Wednesday, November 26, 2008

Baloonacy

The Macy*s Day Parade is insane enough, but the festivities of the balloon-inflating day have gotten out of control.

Near the end of the previous millennium, things were different. A person could walk from my mom's apartment building, cross the street, pick up some food at the local Somewhat Original Ray's Pizza, and head back home. Elapsed time: 10 minutes on a slow day. And you didn't even need proof of your address or a party invitation! Shirra remembers an evening back in 1994 when we visited her friend Eileen a few blocks away for her big annual Turkey Eve party. We hustled over, hung about for a couple hours, and made our way back, noting how some of the balloons were a bit more inflated when we returned than when we'd left.

Just a few years later, however, the thing had gone viral. Blame word of mouth, blame the more-bored-than-usual media, blame the police, but when thousands of people started to make the balloon inflation into some kind of party event, the infotainment reporters arrived along with the police barricades, and that was the end of that. It took us more than ten minutes just to walk one block downtown on Columbus with Fiona in the stroller -- a mistake we never made again -- and pretty much took Eileen's party off our to-do list forevermore. At that was only 1998.

Here is a photo someone took of my mom's block last year.
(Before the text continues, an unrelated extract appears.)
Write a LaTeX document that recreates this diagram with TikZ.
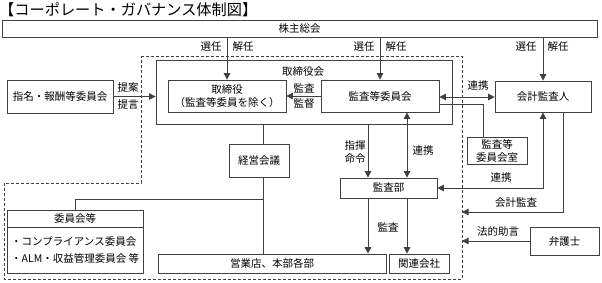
\documentclass[tikz,border=0pt]{standalone}
\usepackage{fontspec}
\setmainfont{Noto Sans CJK JP}
\usetikzlibrary{arrows.meta}
\begin{document}
\begin{tikzpicture}[x=1pt,y=-1pt,
  every node/.style={font=\fontsize{10.5}{13}\selectfont, text=black},
  box/.style={draw=black!75, line width=0.8pt, inner sep=0pt, align=center},
  ln/.style={draw=black!75, line width=0.8pt},
  arr/.style={ln, -{Triangle[width=6.5pt,length=6.5pt]}},
  darr/.style={ln, {Triangle[width=6.5pt,length=6.5pt]}-{Triangle[width=6.5pt,length=6.5pt]}},
  dsh/.style={draw=black!75, line width=0.8pt, dash pattern=on 3pt off 2pt},
  lbl/.style={inner sep=0pt}]
\useasboundingbox (0,0) rectangle (602,282);
% title
\node[lbl, anchor=west, font=\fontsize{15.2}{16}\selectfont] (title) at (-1,10) {【コーポレート・ガバナンス体制図】};
% dashed area
\draw[dsh] (141,56) -- (462,56) -- (462,279) -- (4,279) -- (4,183) -- (141,183) -- cycle;
% boxes
\node[box, minimum width=595, minimum height=17] (kabu) at (299.5,28.5) {株主総会};
\node[box, minimum width=296, minimum height=64] (board) at (304,92) {};
\node[lbl] (boardlbl) at (303,72) {取締役会};
\node[box, fill=white, minimum width=118, minimum height=32] (tori) at (227,96) {取締役\\（監査等委員を除く）};
\node[box, fill=white, minimum width=118, minimum height=32] (kansa) at (380,96) {監査等委員会};
\node[box, minimum width=106, minimum height=33] (shimei) at (60,96.5) {指名・報酬等委員会};
\node[box, minimum width=60, minimum height=33] (keiei) at (259,160.5) {経営会議};
\node[box, minimum width=136, minimum height=63] (iinkai) at (75,241.5) {};
\draw[ln] (7,227) -- (143,227);
\node[lbl] (iinkaih) at (75,218.5) {委員会等};
\node[lbl, anchor=west] (item1) at (11,242) {・コンプライアンス委員会};
\node[lbl, anchor=west] (item2) at (11,258) {・ALM・収益管理委員会\ 等};
\node[box, minimum width=228, minimum height=19] (eigyo) at (272,263.5) {営業店、本部各部};
\node[box, minimum width=60, minimum height=19] (kanren) at (419,263.5) {関連会社};
\node[box, minimum width=97, minimum height=20] (kansabu) at (388.5,188) {監査部};
\node[box, minimum width=96, minimum height=31] (kaikei) at (543,96.5) {会計監査人};
\node[box, minimum width=60, minimum height=27] (shitsu) at (497,150.5) {監査等\\委員会室};
\node[box, minimum width=69, minimum height=28] (bengo) at (564.5,241) {弁護士};
% coordinates on dashed border
\coordinate (d1) at (462,212);
\coordinate (d2) at (462,241);
% 株主総会 arrows
\draw[arr] (tori.north |- kabu.south) -- (tori.north);
\draw[arr] (kansa.north |- kabu.south) -- (kansa.north);
\draw[arr] (kaikei.north |- kabu.south) -- (kaikei.north);
\node[lbl] at (211,47) {選任};
\node[lbl] at (243,47) {解任};
\node[lbl] at (364,47) {選任};
\node[lbl] at (396,47) {解任};
\node[lbl] at (526,47) {選任};
\node[lbl] at (558,47) {解任};
% 指名 -> 取締役会
\draw[arr] (shimei.east) -- (shimei.east -| board.west);
\node[lbl] at (128,88) {提案};
\node[lbl] at (128,105) {提言};
% 監査等委員会 -> 取締役
\draw[arr] (kansa.west) -- (tori.east);
\node[lbl] at (304,88) {監査};
\node[lbl] at (304,104) {監督};
% 取締役会 - 経営会議 - 営業店
\draw[ln] (board.south -| 263,0) -- (keiei.north -| 263,0);
\draw[ln] (keiei.south -| 263,0) -- (eigyo.north -| 263,0);
\draw[ln] (263,199) -- (75,199) -- (iinkai.north);
% 指揮命令, 連携
\draw[arr] (board.south -| 368,0) -- (kansabu.north -| 368,0);
\node[lbl] at (355,146) {指揮};
\node[lbl] at (355,159) {命令};
\draw[darr] (kansa.south -| 407,0) -- (kansabu.north -| 407,0);
\node[lbl] at (423,151) {連携};
% 監査部 -> 営業店, 関連会社
\draw[arr] (kansabu.south -| 368,0) -- (eigyo.north -| 368,0);
\draw[arr] (kansabu.south -| 407,0) -- (kanren.north -| 407,0);
\node[lbl] at (388,227) {監査};
% 監査等委員会 <-> 会計監査人
\draw[darr] (kansa.east |- 0,97) -- (kaikei.west |- 0,97);
\node[lbl] at (478,86) {連携};
% 監査等委員会 - 監査等委員会室
\draw[ln] (kansa.east |- 0,104) -- (483,104) -- (shitsu.north -| 483,0);
% 監査部 <-> 会計監査人
\draw[darr] (kansabu.east) -- (543,188) -- (kaikei.south);
\node[lbl] at (501,178) {連携};
% 会計監査
\draw[arr] (kaikei.south -| 563,0) -- (563,212) -- (d1);
\node[lbl] at (516,203) {会計監査};
% 法的助言
\draw[arr] (bengo.west) -- (d2);
\node[lbl] at (498,231) {法的助言};
\end{tikzpicture}
\end{document}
I imagine someone -- someone staying in a hotel -- saying, "Ooh! Isn't that Shrek? What's he doing here, that big green silly! I can't believe I'm standing so close to greatness!"

And now things are totally out of control. Shirra was blocked from passing thru one of the barricades because some rookie cop thought that she and the kids were just sightseers pretending to live on 81st Street. Direction-barkers are still making announcements to balloon workers at 11pm, and as I was putting the kids to bed in my old room (the one that faces the street), we could hear bands playing jaunty music to late-night revelers who came to watch -- oh, joy! -- the commingling of helium, painted rubber, and thousands of sandbags.